As for the "ancient tobacco" - regrettably the legend, and the seeds for sale attached to it, are *still* going around. Technically, this is what, in academic-land, we call "hooey". While it is just possible that, under the right circumstances - desert, permafrost, *cold* desert, unusually-sealed pots, whatever - a tobacco seed *could* survive and be germinated after a thousand years or more...they got a Judean date palm seed ca. 2000 years old to sprout and grow (which I would find highly exciting, were I a Christian)...It is *not* possible that such a thing could have happened without being *extensively documented* in the archaeological literature. Sometimes plants really are more unpredictable than people, and that is the case here. It would have been a huge find, a cause of massive excitement...not a totally undocumented attribution to different digs.
A right bummer, because on first running into the legend, I was all, "Got to get me some of this stuff!" And then I tried to track the details down, because germinating a seed that age would have left a splashy trail all through the worlds of ethnobotany and archaeology in general. There would be comparisons to the nicotine content, etc., of modern varieties of N. rust. and the cultivated tobaccos; there would be efforts made to sequence the DNA of the revived plant and see if it could be used to track trade routes and the like through the pre-Columbian Americas...such a find would be immensely useful in a number of ways.
The total absence of any literature where there should be masses says only one thing. Hooey.
I haven't tried the alleged "ancient tobacco", as I fear that no curing or aromatic smoking could rid it of the implied aroma of cattle manure.
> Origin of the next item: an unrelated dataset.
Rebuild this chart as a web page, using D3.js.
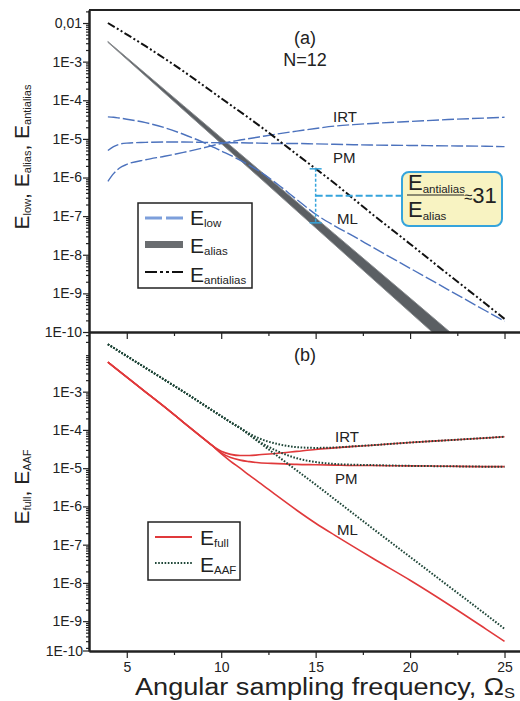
<!DOCTYPE html>
<html>
<head>
<meta charset="utf-8">
<script src="https://cdn.jsdelivr.net/npm/d3@7"></script>
<style>
  body { margin: 0; background: #fff; }
  svg text { font-family: "Liberation Sans", Arial, sans-serif; fill: #222; }
</style>
</head>
<body>
<svg id="chart" width="520" height="701"></svg>
<script>
// ---- data (values are log10 of the error) ----
const omegaA = [4, 4.3, 4.6, 5, 6, 7, 8, 9, 10, 11, 12, 13, 14, 15, 16, 17, 18, 20, 22, 24, 25];
const lowIRT = [-6.1, -5.9, -5.76, -5.66, -5.54, -5.45, -5.35, -5.24, -5.12, -5.03, -4.95, -4.87, -4.8, -4.73, -4.67, -4.63, -4.6, -4.55, -4.5, -4.46, -4.44];
const lowPM = [-5.3, -5.2, -5.14, -5.11, -5.09, -5.08, -5.08, -5.09, -5.1, -5.1, -5.11, -5.12, -5.12, -5.13, -5.14, -5.15, -5.16, -5.17, -5.18, -5.19, -5.2];
const lowML = [-4.43, -4.44, -4.46, -4.49, -4.58, -4.71, -4.88, -5.08, -5.31, -5.55, -5.83, -6.18, -6.57, -6.95, -7.25, -7.52, -7.8, -8.35, -8.9, -9.45, -9.72];

const omegaAnti = [4, 6, 8, 10, 12, 14, 16, 18, 20, 22, 24, 25];
const antialias = [-2.0, -2.6, -3.25, -3.95, -4.65, -5.4, -6.15, -6.95, -7.72, -8.5, -9.27, -9.66];

const omegaAlias = [4, 8, 12, 16, 20, 23];
const aliasUpper = [-2.48, -4.14, -5.8, -7.46, -9.12, -10.37];
const aliasLower = [-2.5, -4.25, -5.99, -7.74, -9.49, -10.8];

const omegaB = [4, 5, 6, 7, 8, 9, 9.5, 10, 10.5, 11, 11.5, 12, 13, 14, 15, 16, 17, 18, 20, 22, 24, 25];
const fullIRT = [-2.23, -2.62, -3.01, -3.4, -3.8, -4.2, -4.4, -4.56, -4.64, -4.67, -4.67, -4.65, -4.61, -4.56, -4.51, -4.47, -4.43, -4.4, -4.33, -4.27, -4.21, -4.18];
const fullPM = [-2.23, -2.62, -3.01, -3.4, -3.8, -4.2, -4.4, -4.6, -4.72, -4.79, -4.83, -4.86, -4.88, -4.9, -4.91, -4.92, -4.93, -4.93, -4.94, -4.95, -4.96, -4.96];
const fullML = [-2.23, -2.62, -3.01, -3.4, -3.8, -4.2, -4.4, -4.62, -4.82, -5.0, -5.19, -5.37, -5.74, -6.1, -6.44, -6.75, -7.05, -7.35, -7.93, -8.55, -9.2, -9.53];
const aafIRT = [-1.76, -2.07, -2.38, -2.69, -3.0, -3.32, -3.48, -3.64, -3.8, -3.95, -4.1, -4.22, -4.37, -4.45, -4.47, -4.46, -4.43, -4.4, -4.33, -4.27, -4.21, -4.18];
const aafPM = [-1.76, -2.07, -2.38, -2.69, -3.0, -3.32, -3.48, -3.64, -3.8, -3.95, -4.13, -4.3, -4.56, -4.74, -4.84, -4.89, -4.91, -4.92, -4.94, -4.95, -4.96, -4.96];
const aafML = [-1.76, -2.07, -2.38, -2.69, -3.0, -3.32, -3.48, -3.64, -3.8, -3.95, -4.13, -4.32, -4.69, -5.06, -5.43, -5.81, -6.19, -6.57, -7.32, -8.07, -8.82, -9.2];

const xTicks = [5, 10, 15, 20, 25];
const xMinor = [7.5, 12.5, 17.5, 22.5];
const yTicksA = [1e-2, 1e-3, 1e-4, 1e-5, 1e-6, 1e-7, 1e-8, 1e-9, 1e-10];
const yTicksB = [1e-3, 1e-4, 1e-5, 1e-6, 1e-7, 1e-8, 1e-9];
const curveNames = ["IRT", "PM", "ML"];
const ratioLabel = "31";
const markOmega = 15;

// ---- layout ----
const svg = d3.select("#chart");
const left = 89, right = 520;
const topA = 10, midY = 332, botB = 651;

const blue = "#4c72bd";
const red = "#e0393b";
const green = "#1f4638";
const gray = "#5b5f63";
const cyan = "#35a4dc";

const x = d3.scaleLinear().domain([3, 25.82]).range([left, right]);
const yA = d3.scaleLog().domain([1e-10, Math.pow(10, -1.663)]).range([midY, topA]);
const yB = d3.scaleLog().domain([Math.pow(10, -9.78), Math.pow(10, -1.44)]).range([botB, midY]);

const zip = (xs, ys) => xs.map((v, i) => [v, ys[i]]);
const lineOf = (y) => d3.line().x((d) => x(d[0])).y((d) => y(Math.pow(10, d[1]))).curve(d3.curveMonotoneX);

// clip paths
const defs = svg.append("defs");
defs.append("clipPath").attr("id", "clipA").append("rect")
  .attr("x", left).attr("y", topA).attr("width", right - left).attr("height", midY - topA);
defs.append("clipPath").attr("id", "clipB").append("rect")
  .attr("x", left).attr("y", midY).attr("width", right - left).attr("height", botB - midY);

// ================= panel (a) =================
const gA = svg.append("g").attr("clip-path", "url(#clipA)");

// alias band
const band = d3.area()
  .x((d) => x(d[0]))
  .y0((d) => yA(Math.pow(10, d[2])))
  .y1((d) => yA(Math.pow(10, d[1])));
gA.append("path")
  .datum(omegaAlias.map((o, i) => [o, aliasUpper[i], aliasLower[i]]))
  .attr("d", band)
  .attr("fill", gray)
  .attr("stroke", "#8a8d90")
  .attr("stroke-width", 1);

// E_low curves
[lowIRT, lowPM, lowML].forEach((vals) => {
  gA.append("path")
    .datum(zip(omegaA, vals))
    .attr("d", lineOf(yA))
    .attr("fill", "none")
    .attr("stroke", blue)
    .attr("stroke-width", 1.4)
    .attr("stroke-dasharray", "12,3");
});

// E_antialias
gA.append("path")
  .datum(zip(omegaAnti, antialias))
  .attr("d", lineOf(yA))
  .attr("fill", "none")
  .attr("stroke", "#111")
  .attr("stroke-width", 2)
  .attr("stroke-dasharray", "8,2.5,2,2.5,2,2.5");

// ratio marker at omega = 15
const antiAt = d3.scaleLinear().domain(omegaAnti).range(antialias)(markOmega);
const aliasAt = (d3.scaleLinear().domain(omegaAlias).range(aliasUpper)(markOmega) +
  d3.scaleLinear().domain(omegaAlias).range(aliasLower)(markOmega)) / 2;
const mx = x(markOmega);
const yTop = yA(Math.pow(10, antiAt));
const yBot = yA(Math.pow(10, aliasAt));
const yMid = (yTop + yBot) / 2;
const boxX = 402, boxY = 172, boxW = 100, boxH = 54;

const ann = svg.append("g");
ann.append("line").attr("x1", mx).attr("x2", mx).attr("y1", yTop).attr("y2", yBot)
  .attr("stroke", cyan).attr("stroke-width", 1.5).attr("stroke-dasharray", "3,2");
[yTop, yBot].forEach((yy) => {
  ann.append("line").attr("x1", mx - 6).attr("x2", mx + 6).attr("y1", yy).attr("y2", yy)
    .attr("stroke", cyan).attr("stroke-width", 1.5);
});
ann.append("line").attr("x1", mx).attr("x2", boxX).attr("y1", yMid).attr("y2", yMid)
  .attr("stroke", cyan).attr("stroke-width", 2).attr("stroke-dasharray", "7,3");
ann.append("rect").attr("x", boxX).attr("y", boxY).attr("width", boxW).attr("height", boxH)
  .attr("rx", 7).attr("fill", "#f8f3c2").attr("stroke", cyan).attr("stroke-width", 2);

const num = ann.append("text").attr("x", boxX + 6).attr("y", boxY + 18).attr("font-size", 22);
num.append("tspan").text("E");
num.append("tspan").attr("font-size", 11.5).attr("dy", 3).text("antialias");
ann.append("line").attr("x1", boxX + 5).attr("x2", boxX + 62).attr("y1", boxY + 23).attr("y2", boxY + 23)
  .attr("stroke", "#222").attr("stroke-width", 1);
const den = ann.append("text").attr("x", boxX + 6).attr("y", boxY + 45).attr("font-size", 22);
den.append("tspan").text("E");
den.append("tspan").attr("font-size", 11.5).attr("dy", 3).text("alias");
const approx = ann.append("text").attr("x", boxX + 62).attr("y", boxY + 31).attr("font-size", 22);
approx.append("tspan").attr("font-size", 15).attr("dy", -1).text("\u2248");
approx.append("tspan").attr("dy", 1).text(ratioLabel);

// curve labels (a)
const labA = [[curveNames[0], 333, 122], [curveNames[1], 333, 163], [curveNames[2], 337, 224]];
labA.forEach(([t, lx, ly]) => svg.append("text").attr("x", lx).attr("y", ly).attr("font-size", 15).text(t));

svg.append("text").attr("x", 305).attr("y", 44).attr("text-anchor", "middle").attr("font-size", 18).text("(a)");
svg.append("text").attr("x", 305).attr("y", 66).attr("text-anchor", "middle").attr("font-size", 18).text("N=12");

// legend (a)
const legA = svg.append("g");
legA.append("rect").attr("x", 138).attr("y", 203).attr("width", 114).attr("height", 85)
  .attr("fill", "#fff").attr("stroke", "#222").attr("stroke-width", 1.5);
legA.append("line").attr("x1", 145).attr("x2", 183).attr("y1", 218).attr("y2", 218)
  .attr("stroke", "#7d9fdb").attr("stroke-width", 3).attr("stroke-dasharray", "17,4");
legA.append("rect").attr("x", 145).attr("y", 241).attr("width", 38).attr("height", 7).attr("fill", "#6a6d70");
legA.append("line").attr("x1", 145).attr("x2", 183).attr("y1", 272).attr("y2", 272)
  .attr("stroke", "#111").attr("stroke-width", 2).attr("stroke-dasharray", "12,3,3,3,3,3");
[["low", 225], ["alias", 253], ["antialias", 282]].forEach(([sub, ly]) => {
  const t = legA.append("text").attr("x", 190).attr("y", ly).attr("font-size", 21);
  t.append("tspan").text("E");
  t.append("tspan").attr("font-size", 11.5).attr("dy", 2).text(sub);
});

// ================= panel (b) =================
const gB = svg.append("g").attr("clip-path", "url(#clipB)");
[fullIRT, fullPM, fullML].forEach((vals) => {
  gB.append("path")
    .datum(zip(omegaB, vals))
    .attr("d", lineOf(yB))
    .attr("fill", "none")
    .attr("stroke", red)
    .attr("stroke-width", 1.6);
});
[aafIRT, aafPM, aafML].forEach((vals) => {
  gB.append("path")
    .datum(zip(omegaB, vals))
    .attr("d", lineOf(yB))
    .attr("fill", "none")
    .attr("stroke", green)
    .attr("stroke-width", 2)
    .attr("stroke-dasharray", "1.6,1.6");
});

const labB = [[curveNames[0], 335, 442], [curveNames[1], 335, 484], [curveNames[2], 337, 535]];
labB.forEach(([t, lx, ly]) => svg.append("text").attr("x", lx).attr("y", ly).attr("font-size", 15).text(t));
svg.append("text").attr("x", 305).attr("y", 361).attr("text-anchor", "middle").attr("font-size", 18).text("(b)");

// legend (b)
const legB = svg.append("g");
legB.append("rect").attr("x", 148).attr("y", 522).attr("width", 92).attr("height", 58)
  .attr("fill", "#fff").attr("stroke", "#222").attr("stroke-width", 1.5);
legB.append("line").attr("x1", 155).attr("x2", 192).attr("y1", 537).attr("y2", 537)
  .attr("stroke", red).attr("stroke-width", 2);
legB.append("line").attr("x1", 155).attr("x2", 192).attr("y1", 563).attr("y2", 563)
  .attr("stroke", green).attr("stroke-width", 2).attr("stroke-dasharray", "1.6,1.6");
[["full", 545], ["AAF", 572]].forEach(([sub, ly]) => {
  const t = legB.append("text").attr("x", 200).attr("y", ly).attr("font-size", 21);
  t.append("tspan").text("E");
  t.append("tspan").attr("font-size", 11.5).attr("dy", 2).text(sub);
});

// ================= axes =================
const fmtY = (d) => (d === 1e-2 ? "0,01" : "1E" + Math.round(Math.log10(d)));
function minorLog(scale) {
  const [lo, hi] = scale.domain();
  const out = [];
  for (let e = Math.floor(Math.log10(lo)); e <= Math.ceil(Math.log10(hi)); e++) {
    for (let m = 2; m <= 9; m++) {
      const v = m * Math.pow(10, e);
      if (v >= lo && v <= hi) out.push(v);
    }
  }
  return out;
}
function styleAxis(g) {
  g.selectAll("path.domain").attr("stroke", "#222").attr("stroke-width", 2);
  g.selectAll(".tick line").attr("stroke", "#222").attr("stroke-width", 1.2);
  g.selectAll(".tick text").attr("font-family", "Liberation Sans, Arial, sans-serif").attr("font-size", 14).attr("fill", "#222");
}

// left axes
[[yA, yTicksA], [yB, yTicksB]].forEach(([ys, ticks]) => {
  svg.append("g").attr("transform", `translate(${left},0)`)
    .call(d3.axisLeft(ys).tickValues(minorLog(ys)).tickSize(3).tickFormat("").tickSizeOuter(0))
    .call(styleAxis);
  svg.append("g").attr("transform", `translate(${left},0)`)
    .call(d3.axisLeft(ys).tickValues(ticks).tickSize(6).tickPadding(1).tickFormat(fmtY).tickSizeOuter(0))
    .call(styleAxis);
});
// bottom end label of panel (b)
svg.append("text").attr("x", left - 6).attr("y", yB.range()[0]).attr("dy", "0.35em")
  .attr("text-anchor", "end").attr("font-size", 14).text("1E-10");
svg.append("line").attr("x1", left - 6).attr("x2", left).attr("y1", botB).attr("y2", botB)
  .attr("stroke", "#222").attr("stroke-width", 1.2);

// horizontal axes
[[midY, false], [botB, true]].forEach(([yy, labels]) => {
  svg.append("g").attr("transform", `translate(0,${yy})`)
    .call(d3.axisBottom(x).tickValues(xMinor).tickSize(4).tickFormat("").tickSizeOuter(0))
    .call(styleAxis);
  svg.append("g").attr("transform", `translate(0,${yy})`)
    .call(d3.axisBottom(x).tickValues(xTicks).tickSize(7).tickPadding(4)
      .tickFormat(labels ? d3.format("d") : "").tickSizeOuter(0))
    .call(styleAxis);
});
// top frame line
svg.append("line").attr("x1", left).attr("x2", right).attr("y1", topA).attr("y2", topA)
  .attr("stroke", "#222").attr("stroke-width", 2);

// axis titles
const xt = svg.append("text").attr("x", 135).attr("y", 695).attr("font-size", 23)
  .attr("textLength", 380).attr("lengthAdjust", "spacingAndGlyphs");
xt.append("tspan").text("Angular sampling frequency, \u03A9");
xt.append("tspan").attr("font-size", 14).attr("dy", 3).text("S");

function yTitle(cy, parts) {
  const t = svg.append("text")
    .attr("transform", `translate(29,${cy}) rotate(-90)`)
    .attr("text-anchor", "middle").attr("font-size", 21);
  parts.forEach(([sub, sep]) => {
    t.append("tspan").text("E");
    t.append("tspan").attr("font-size", 11).attr("dy", 2).text(sub);
    if (sep) t.append("tspan").attr("dy", -2).text(", ");
    else t.append("tspan").attr("dy", -2).text("");
  });
}
yTitle(157, [["low", true], ["alias", true], ["antialias", false]]);
yTitle(487, [["full", true], ["AAF", false]]);
</script>
</body>
</html>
I'm growing a few "Midewivian (Midewiwan?) Sacred" plants this year, since I wanted to have a go at a rustica myself - the "sacred" part of the strain name may be what some people are calling "cultural appropriation" these days, and certainly not approved by the Cherokee Centre for Plants on the ground that if it's being offered for sale, it's not something that should be called "sacred" (http://www.southernexposure.com/tobacco-midewiwan-ceremonial-mapucho-wild-tobacco-012-g-p-768.html); but at least it's a slightly more well-meaning and considerably less deceptive name and claim than the "ancient tobacco".